Artigo: Sim, eu parei o tempo

Artigo publicado no Jornal O Estado - Mato Grosso do Sul, em 21/12/2020.

Todos já estamos vacinados quanto ao lado danoso das redes sociais e da internet em geral. Se antes a gente se encantava com as promessas de emancipação, de democracia, acesso ao conhecimento e do potencial de relacionamentos, hoje somos desconfiados. As fake news, as bolhas, a ansiedade e a manipulação através de algoritmos são as faces mais notáveis dessa nova interpretação.

O documentário O Dilema das Redes traz um retrato interessante de toda a ciência aplicada num mercado que compete pelo nosso tempo e a nossa atenção, através de estratégias de reforços intermitentes positivos: notificações, marcação de outros perfis em fotos, o ato de passar constantemente o feed para ter novidades etc.

Esse cenário ajuda a compor o que Guy Debord chama de sociedade do espetáculo, na medida em que essas plataformas trabalham com imagens e representações artificiais do que seria a vida. É como se renunciássemos ao desfrute da nossa insubstituível vivência. Dizia Debord: “Tudo o que era diretamente vivido se esvai na fumaça da representação”. De protagonistas, seríamos espectadores da própria história.

O filósofo sul-coreano Byung-Chul Han critica a euforia da comunicação nas redes, que seria uma comunicação degenerada, sem a presença do interlocutor, em que as relações de fato cedem espaço para meras conexões. A comunicação digital seria falha, inclusive, porque não contempla todos os sentidos. Para se afastar dessa lógica, o pensador passou a cultivar um jardim secreto, “que me deu contato com a realidade: cores, aromas, sensações” (...) “a terra tinha peso, fazia tudo com as mãos”.

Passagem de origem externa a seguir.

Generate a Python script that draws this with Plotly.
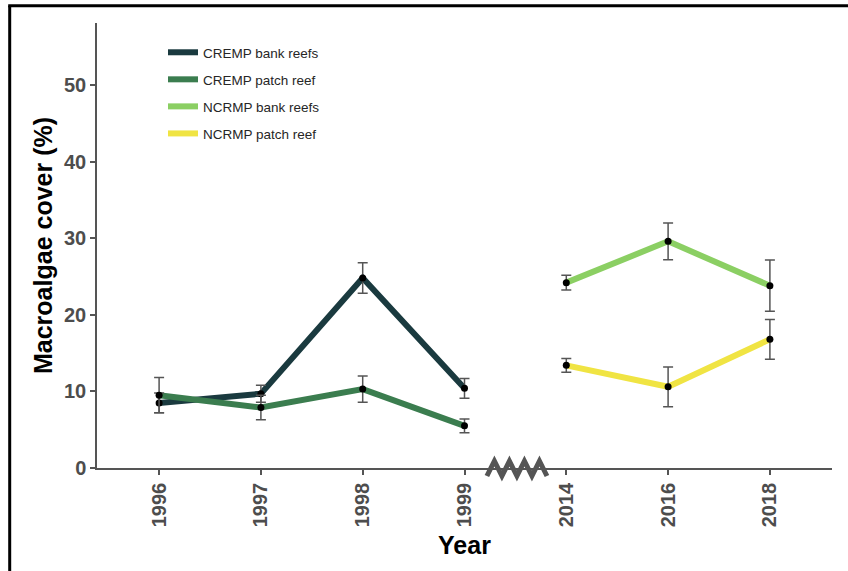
import plotly.graph_objects as go

# Survey years shown on the x axis (gap between 1999 and 2014 marked by a break)
years = ["1996", "1997", "1998", "1999", "2014", "2016", "2018"]

cremp_years = ["1996", "1997", "1998", "1999"]
ncrmp_years = ["2014", "2016", "2018"]

# Mean macroalgae cover (%) and standard errors
cremp_bank = [8.5, 9.7, 24.8, 10.4]
cremp_bank_se = [1.3, 1.1, 2.0, 1.3]
cremp_patch = [9.5, 7.9, 10.3, 5.5]
cremp_patch_se = [2.3, 1.6, 1.7, 0.9]
ncrmp_bank = [24.2, 29.6, 23.8]
ncrmp_bank_se = [0.95, 2.4, 3.35]
ncrmp_patch = [13.4, 10.6, 16.8]
ncrmp_patch_se = [0.9, 2.6, 2.6]

series = [
    ("CREMP bank reefs", cremp_years, cremp_bank, cremp_bank_se, "#1a3a3f"),
    ("CREMP patch reef", cremp_years, cremp_patch, cremp_patch_se, "#3b7d4f"),
    ("NCRMP bank reefs", ncrmp_years, ncrmp_bank, ncrmp_bank_se, "#8bcf63"),
    ("NCRMP patch reef", ncrmp_years, ncrmp_patch, ncrmp_patch_se, "#f0e443"),
]

FONT = "Liberation Sans, Arial, sans-serif"
AXIS_GREY = "#555555"
TICK_GREY = "#4d4d4d"

fig = go.Figure()

for name, xs, ys, se, color in series:
    fig.add_trace(go.Scatter(
        x=xs, y=ys, mode="lines", name=name, legendgroup=name,
        line=dict(color=color, width=6),
    ))

for name, xs, ys, se, color in series:
    fig.add_trace(go.Scatter(
        x=xs, y=ys, mode="markers", showlegend=False, legendgroup=name,
        marker=dict(color="black", size=7),
        error_y=dict(type="data", array=se, visible=True,
                     color=AXIS_GREY, thickness=1.5, width=5),
    ))

X_RANGE = [-0.61, 6.61]
Y_RANGE = [0, 58.1]

# Plot area in pixels (used to place decorations in paper coordinates)
L, R, T, B = 97, 832, 23, 468
W, H = R - L, B - T


def px_to_paper_x(px):
    return (px - L) / W


def px_to_paper_y(py):
    return (B - py) / H


def cat_to_paper_x(pos):
    return (pos - X_RANGE[0]) / (X_RANGE[1] - X_RANGE[0])


# Zigzag axis break between 1999 and 2014
i99 = years.index("1999")
i14 = years.index("2014")
zx0 = cat_to_paper_x(i99 + 0.22)
zx1 = cat_to_paper_x(i14 - 0.19)
n_seg = 8
zy_lo = px_to_paper_y(476)
zy_hi = px_to_paper_y(461)
pts = []
for k in range(n_seg + 1):
    xk = zx0 + (zx1 - zx0) * k / n_seg
    yk = zy_lo if k % 2 == 0 else zy_hi
    pts.append((xk, yk))
path = "M " + " L ".join(f"{x:.5f},{y:.5f}" for x, y in pts)

shapes = [
    dict(type="path", path=path, xref="paper", yref="paper",
         line=dict(color=AXIS_GREY, width=5), layer="above"),
    # outer frame around the figure
    dict(type="line", xref="paper", yref="paper",
         x0=px_to_paper_x(9.7), x1=px_to_paper_x(9.7),
         y0=px_to_paper_y(5.7), y1=px_to_paper_y(700),
         line=dict(color="black", width=3)),
    dict(type="line", xref="paper", yref="paper",
         x0=px_to_paper_x(8.2), x1=px_to_paper_x(1000),
         y0=px_to_paper_y(5.7), y1=px_to_paper_y(5.7),
         line=dict(color="black", width=3)),
]

fig.update_layout(
    width=848, height=571,
    margin=dict(l=L, r=848 - R, t=T, b=571 - B),
    paper_bgcolor="white", plot_bgcolor="white",
    font=dict(family=FONT),
    shapes=shapes,
    legend=dict(
        x=px_to_paper_x(163), y=px_to_paper_y(37),
        xanchor="left", yanchor="top",
        font=dict(family=FONT, size=13.5, color="#262626"),
        tracegroupgap=6.5, bgcolor="rgba(0,0,0,0)",
    ),
    xaxis=dict(
        type="category", categoryorder="array", categoryarray=years,
        range=X_RANGE, showline=True, linecolor=AXIS_GREY, linewidth=1.5,
        ticks="outside", ticklen=5, tickcolor=AXIS_GREY, tickwidth=1.5,
        tickangle=-90, showgrid=False, zeroline=False,
        tickfont=dict(family=FONT, size=20, color=TICK_GREY, weight="bold"),
        title=dict(text="Year", standoff=10,
                   font=dict(family=FONT, size=25, color="black", weight="bold")),
    ),
    yaxis=dict(
        range=Y_RANGE, tickvals=[0, 10, 20, 30, 40, 50],
        showline=True, linecolor=AXIS_GREY, linewidth=1.5,
        ticks="outside", ticklen=5, tickcolor=AXIS_GREY, tickwidth=1.5,
        showgrid=False, zeroline=False,
        tickfont=dict(family=FONT, size=20, color=TICK_GREY, weight="bold"),
        title=dict(text="Macroalgae cover (%)", standoff=4,
                   font=dict(family=FONT, size=25, color="black", weight="bold")),
    ),
)

fig.write_html("out.html")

Tem havido movimentos na direção de desfrutar mais o off-line. E por incrível que possa parecer, a tal da geração Z tem tido protagonismo. Pesquisa da agência Dentsu Aegis Network identificou que jovens entre 18 e 24 anos estão usando bem menos as redes sociais. Muitos expressam o mal-estar por terem as próprias emoções e os sentimentos manipulados pelas grandes corporações.

Eu não sou da geração Z (sou da Y), mas, assim como Byung-Chul Han, tenho as minhas técnicas de reencontro. Dia desses eu voltei a frequentar o parque perto de casa. Dia nublado, úmido, ameaça de chuva, vento discreto massageando suavemente o rosto. Muito agradável! Parecia os tempos da minha infância na deleitosa Petrópolis. Fiquei sozinho embaixo de uma árvore de média altura, tronco de circunferência pequena, folhas médias e tons verdejantes. Parecia ser de algum fruto, mas não soube identificar qual era. Tirei a máscara (ninguém por perto), sentei sobre uma canga, deixei o celular ligado ao lado, mas desliguei a internet. 

Que paz! Quase flutuando, observava as pessoas passarem a pé, de patins, bicicleta, conversando sentadas em bancos ou mesmo no gramado. Liguei um pouco a música Morning Mood, mas segundos depois eu desliguei. O momento exigia um desnude do digital. Nada mais rico naquele instante do que apreciar a orquestra da natureza, os cantos dos pássaros, o mexer das folhas das árvores, o próprio vento, barulhos difusos de crianças ao fundo. Algo extraordinário, embora ordinário.

Ali, “parei o tempo”. Impus-me contra Chronos, que nada pôde fazer. Não havia eleição nos Estados Unidos que despertasse ansiedade, não havia novo vírus na Bolívia e nem Domènec Torrent capazes de me tirasse o sono. Ali, eu adquiri imunidade, ainda que temporária, contra o vírus da vida automática, contra o lixo informacional (não que informação seja lixo, pelo amor de Paul Otlet). Ali eu redescobri que é possível “parar o tempo”, controlar o que nos faz perder no universo de informação, luzes e likes.

E por que “parar o tempo”? Para nos centramos, organizarmos, selecionarmos e processarmos melhor as informações e, portanto, lidarmos com o dia a dia de forma presente e consciente. Como nos diz Richard Wurman, a transformação da informação em compreensão cessa a ansiedade. 

Há cerca 2 mil anos, o poeta latino Ovídio escreveu sobre o tempo devorador das coisas. Inspirado nessa ideia, Shakespeare escreveu no século XVII uma comédia em que fala sobre “os dentes do tempo”, que tudo devora. Pobrezinhos! Nunca foram a um parque!